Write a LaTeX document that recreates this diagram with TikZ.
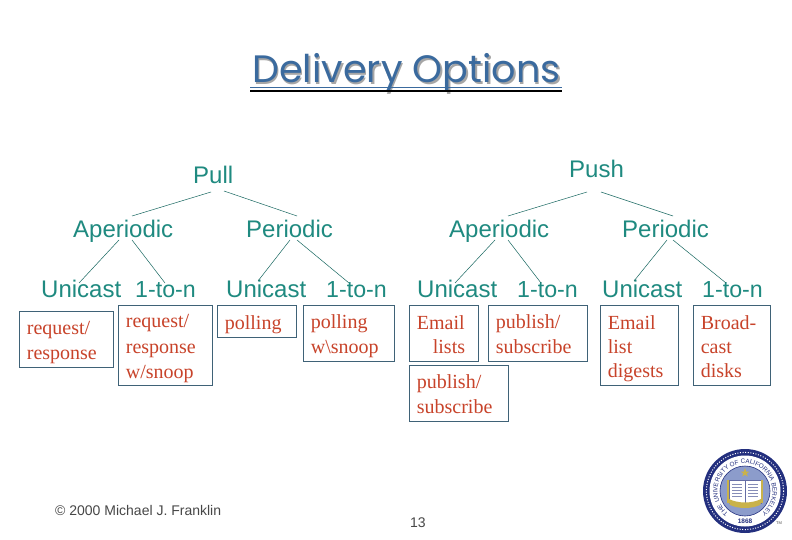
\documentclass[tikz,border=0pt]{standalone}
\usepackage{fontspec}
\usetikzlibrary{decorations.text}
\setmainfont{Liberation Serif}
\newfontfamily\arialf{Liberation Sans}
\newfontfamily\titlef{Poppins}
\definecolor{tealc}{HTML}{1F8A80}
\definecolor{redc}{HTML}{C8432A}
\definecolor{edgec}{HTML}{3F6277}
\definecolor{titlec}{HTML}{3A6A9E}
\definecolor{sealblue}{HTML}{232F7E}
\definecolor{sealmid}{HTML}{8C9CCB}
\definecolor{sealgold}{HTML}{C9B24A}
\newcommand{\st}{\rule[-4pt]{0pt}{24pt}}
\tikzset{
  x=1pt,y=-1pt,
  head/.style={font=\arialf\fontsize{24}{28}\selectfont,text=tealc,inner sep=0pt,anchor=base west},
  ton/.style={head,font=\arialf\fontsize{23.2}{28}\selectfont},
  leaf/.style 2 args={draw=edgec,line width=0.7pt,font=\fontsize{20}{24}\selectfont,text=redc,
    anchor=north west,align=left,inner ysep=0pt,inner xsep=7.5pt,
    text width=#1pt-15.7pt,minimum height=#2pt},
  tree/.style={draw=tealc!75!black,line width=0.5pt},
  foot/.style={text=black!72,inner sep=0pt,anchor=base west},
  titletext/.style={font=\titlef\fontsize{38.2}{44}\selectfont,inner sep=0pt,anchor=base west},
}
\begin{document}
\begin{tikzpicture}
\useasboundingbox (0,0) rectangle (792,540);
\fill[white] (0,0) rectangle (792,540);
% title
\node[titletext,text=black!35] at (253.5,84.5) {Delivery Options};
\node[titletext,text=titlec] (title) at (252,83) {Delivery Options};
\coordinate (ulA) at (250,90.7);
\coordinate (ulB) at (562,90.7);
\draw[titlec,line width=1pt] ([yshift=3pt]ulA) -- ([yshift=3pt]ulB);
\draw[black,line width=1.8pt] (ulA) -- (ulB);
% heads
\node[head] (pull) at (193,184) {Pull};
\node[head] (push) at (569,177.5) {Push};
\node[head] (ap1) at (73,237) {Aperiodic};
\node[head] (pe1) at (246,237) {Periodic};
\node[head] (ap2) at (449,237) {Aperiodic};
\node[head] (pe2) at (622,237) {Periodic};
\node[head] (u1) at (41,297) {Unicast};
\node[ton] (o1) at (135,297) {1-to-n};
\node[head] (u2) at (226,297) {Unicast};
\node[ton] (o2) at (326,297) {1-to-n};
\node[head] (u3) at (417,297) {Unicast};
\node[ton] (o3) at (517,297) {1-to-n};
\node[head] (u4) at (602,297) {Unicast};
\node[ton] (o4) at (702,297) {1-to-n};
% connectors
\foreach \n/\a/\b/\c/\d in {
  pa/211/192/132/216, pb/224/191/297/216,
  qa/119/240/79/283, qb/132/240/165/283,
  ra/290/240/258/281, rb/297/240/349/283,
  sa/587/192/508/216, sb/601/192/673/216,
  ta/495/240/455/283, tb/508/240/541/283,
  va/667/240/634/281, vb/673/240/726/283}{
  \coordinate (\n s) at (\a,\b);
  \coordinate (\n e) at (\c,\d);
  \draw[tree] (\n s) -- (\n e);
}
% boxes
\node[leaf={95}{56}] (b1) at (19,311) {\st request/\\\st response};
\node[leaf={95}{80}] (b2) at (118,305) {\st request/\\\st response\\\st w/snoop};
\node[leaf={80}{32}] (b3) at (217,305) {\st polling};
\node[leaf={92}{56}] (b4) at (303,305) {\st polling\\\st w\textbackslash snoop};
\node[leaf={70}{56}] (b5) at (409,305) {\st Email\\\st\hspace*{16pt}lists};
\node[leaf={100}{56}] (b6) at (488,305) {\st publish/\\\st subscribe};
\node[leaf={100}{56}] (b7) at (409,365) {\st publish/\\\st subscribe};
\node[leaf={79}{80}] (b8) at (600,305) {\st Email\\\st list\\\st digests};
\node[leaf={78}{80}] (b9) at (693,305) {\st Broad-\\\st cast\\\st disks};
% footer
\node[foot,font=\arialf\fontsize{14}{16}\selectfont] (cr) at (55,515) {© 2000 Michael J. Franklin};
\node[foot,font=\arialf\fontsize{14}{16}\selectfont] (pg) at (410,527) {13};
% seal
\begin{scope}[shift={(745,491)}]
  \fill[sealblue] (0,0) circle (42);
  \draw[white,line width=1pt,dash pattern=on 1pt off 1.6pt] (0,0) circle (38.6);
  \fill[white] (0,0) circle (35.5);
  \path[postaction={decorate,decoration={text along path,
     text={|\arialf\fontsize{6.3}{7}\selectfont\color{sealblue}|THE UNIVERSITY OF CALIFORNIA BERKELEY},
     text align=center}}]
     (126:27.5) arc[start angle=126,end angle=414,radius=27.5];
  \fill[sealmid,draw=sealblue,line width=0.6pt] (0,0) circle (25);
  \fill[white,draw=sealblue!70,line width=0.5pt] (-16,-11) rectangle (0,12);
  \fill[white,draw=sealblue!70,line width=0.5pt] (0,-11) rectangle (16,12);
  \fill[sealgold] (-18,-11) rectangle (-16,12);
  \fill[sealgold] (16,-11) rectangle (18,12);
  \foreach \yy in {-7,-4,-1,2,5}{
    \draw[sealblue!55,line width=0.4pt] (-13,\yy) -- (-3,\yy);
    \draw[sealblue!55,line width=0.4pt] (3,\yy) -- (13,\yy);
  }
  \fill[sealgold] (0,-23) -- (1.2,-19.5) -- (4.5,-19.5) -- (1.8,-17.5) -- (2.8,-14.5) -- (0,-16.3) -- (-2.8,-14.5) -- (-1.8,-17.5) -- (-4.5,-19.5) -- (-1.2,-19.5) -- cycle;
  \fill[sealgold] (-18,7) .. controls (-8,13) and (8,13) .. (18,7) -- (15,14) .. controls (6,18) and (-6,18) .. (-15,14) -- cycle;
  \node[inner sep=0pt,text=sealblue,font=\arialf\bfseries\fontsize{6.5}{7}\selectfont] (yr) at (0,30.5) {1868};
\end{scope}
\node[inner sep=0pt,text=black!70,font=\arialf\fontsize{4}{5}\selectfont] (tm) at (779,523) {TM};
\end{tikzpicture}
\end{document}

☆ ☆ ☆ ☆

From the listing, extract all text exactly as given and drop any picture.

Write a LaTeX document that recreates this diagram with TikZ.
\documentclass[tikz,border=0pt]{standalone}
\usepackage{fontspec}
\usetikzlibrary{decorations.text}
\setmainfont{Liberation Serif}
\newfontfamily\arialf{Liberation Sans}
\newfontfamily\titlef{Poppins}
\definecolor{tealc}{HTML}{1F8A80}
\definecolor{redc}{HTML}{C8432A}
\definecolor{edgec}{HTML}{3F6277}
\definecolor{titlec}{HTML}{3A6A9E}
\definecolor{sealblue}{HTML}{232F7E}
\definecolor{sealmid}{HTML}{8C9CCB}
\definecolor{sealgold}{HTML}{C9B24A}
\newcommand{\st}{\rule[-4pt]{0pt}{24pt}}
\tikzset{
  x=1pt,y=-1pt,
  head/.style={font=\arialf\fontsize{24}{28}\selectfont,text=tealc,inner sep=0pt,anchor=base west},
  ton/.style={head,font=\arialf\fontsize{23.2}{28}\selectfont},
  leaf/.style 2 args={draw=edgec,line width=0.7pt,font=\fontsize{20}{24}\selectfont,text=redc,
    anchor=north west,align=left,inner ysep=0pt,inner xsep=7.5pt,
    text width=#1pt-15.7pt,minimum height=#2pt},
  tree/.style={draw=tealc!75!black,line width=0.5pt},
  foot/.style={text=black!72,inner sep=0pt,anchor=base west},
  titletext/.style={font=\titlef\fontsize{38.2}{44}\selectfont,inner sep=0pt,anchor=base west},
}
\begin{document}
\begin{tikzpicture}
\useasboundingbox (0,0) rectangle (792,540);
\fill[white] (0,0) rectangle (792,540);
% title
\node[titletext,text=black!35] at (253.5,84.5) {Delivery Options};
\node[titletext,text=titlec] (title) at (252,83) {Delivery Options};
\coordinate (ulA) at (250,90.7);
\coordinate (ulB) at (562,90.7);
\draw[titlec,line width=1pt] ([yshift=3pt]ulA) -- ([yshift=3pt]ulB);
\draw[black,line width=1.8pt] (ulA) -- (ulB);
% heads
\node[head] (pull) at (193,184) {Pull};
\node[head] (push) at (569,177.5) {Push};
\node[head] (ap1) at (73,237) {Aperiodic};
\node[head] (pe1) at (246,237) {Periodic};
\node[head] (ap2) at (449,237) {Aperiodic};
\node[head] (pe2) at (622,237) {Periodic};
\node[head] (u1) at (41,297) {Unicast};
\node[ton] (o1) at (135,297) {1-to-n};
\node[head] (u2) at (226,297) {Unicast};
\node[ton] (o2) at (326,297) {1-to-n};
\node[head] (u3) at (417,297) {Unicast};
\node[ton] (o3) at (517,297) {1-to-n};
\node[head] (u4) at (602,297) {Unicast};
\node[ton] (o4) at (702,297) {1-to-n};
% connectors
\foreach \n/\a/\b/\c/\d in {
  pa/211/192/132/216, pb/224/191/297/216,
  qa/119/240/79/283, qb/132/240/165/283,
  ra/290/240/258/281, rb/297/240/349/283,
  sa/587/192/508/216, sb/601/192/673/216,
  ta/495/240/455/283, tb/508/240/541/283,
  va/667/240/634/281, vb/673/240/726/283}{
  \coordinate (\n s) at (\a,\b);
  \coordinate (\n e) at (\c,\d);
  \draw[tree] (\n s) -- (\n e);
}
% boxes
\node[leaf={95}{56}] (b1) at (19,311) {\st request/\\\st response};
\node[leaf={95}{80}] (b2) at (118,305) {\st request/\\\st response\\\st w/snoop};
\node[leaf={80}{32}] (b3) at (217,305) {\st polling};
\node[leaf={92}{56}] (b4) at (303,305) {\st polling\\\st w\textbackslash snoop};
\node[leaf={70}{56}] (b5) at (409,305) {\st Email\\\st\hspace*{16pt}lists};
\node[leaf={100}{56}] (b6) at (488,305) {\st publish/\\\st subscribe};
\node[leaf={100}{56}] (b7) at (409,365) {\st publish/\\\st subscribe};
\node[leaf={79}{80}] (b8) at (600,305) {\st Email\\\st list\\\st digests};
\node[leaf={78}{80}] (b9) at (693,305) {\st Broad-\\\st cast\\\st disks};
% footer
\node[foot,font=\arialf\fontsize{14}{16}\selectfont] (cr) at (55,515) {© 2000 Michael J. Franklin};
\node[foot,font=\arialf\fontsize{14}{16}\selectfont] (pg) at (410,527) {13};
% seal
\begin{scope}[shift={(745,491)}]
  \fill[sealblue] (0,0) circle (42);
  \draw[white,line width=1pt,dash pattern=on 1pt off 1.6pt] (0,0) circle (38.6);
  \fill[white] (0,0) circle (35.5);
  \path[postaction={decorate,decoration={text along path,
     text={|\arialf\fontsize{6.3}{7}\selectfont\color{sealblue}|THE UNIVERSITY OF CALIFORNIA BERKELEY},
     text align=center}}]
     (126:27.5) arc[start angle=126,end angle=414,radius=27.5];
  \fill[sealmid,draw=sealblue,line width=0.6pt] (0,0) circle (25);
  \fill[white,draw=sealblue!70,line width=0.5pt] (-16,-11) rectangle (0,12);
  \fill[white,draw=sealblue!70,line width=0.5pt] (0,-11) rectangle (16,12);
  \fill[sealgold] (-18,-11) rectangle (-16,12);
  \fill[sealgold] (16,-11) rectangle (18,12);
  \foreach \yy in {-7,-4,-1,2,5}{
    \draw[sealblue!55,line width=0.4pt] (-13,\yy) -- (-3,\yy);
    \draw[sealblue!55,line width=0.4pt] (3,\yy) -- (13,\yy);
  }
  \fill[sealgold] (0,-23) -- (1.2,-19.5) -- (4.5,-19.5) -- (1.8,-17.5) -- (2.8,-14.5) -- (0,-16.3) -- (-2.8,-14.5) -- (-1.8,-17.5) -- (-4.5,-19.5) -- (-1.2,-19.5) -- cycle;
  \fill[sealgold] (-18,7) .. controls (-8,13) and (8,13) .. (18,7) -- (15,14) .. controls (6,18) and (-6,18) .. (-15,14) -- cycle;
  \node[inner sep=0pt,text=sealblue,font=\arialf\bfseries\fontsize{6.5}{7}\selectfont] (yr) at (0,30.5) {1868};
\end{scope}
\node[inner sep=0pt,text=black!70,font=\arialf\fontsize{4}{5}\selectfont] (tm) at (779,523) {TM};
\end{tikzpicture}
\end{document}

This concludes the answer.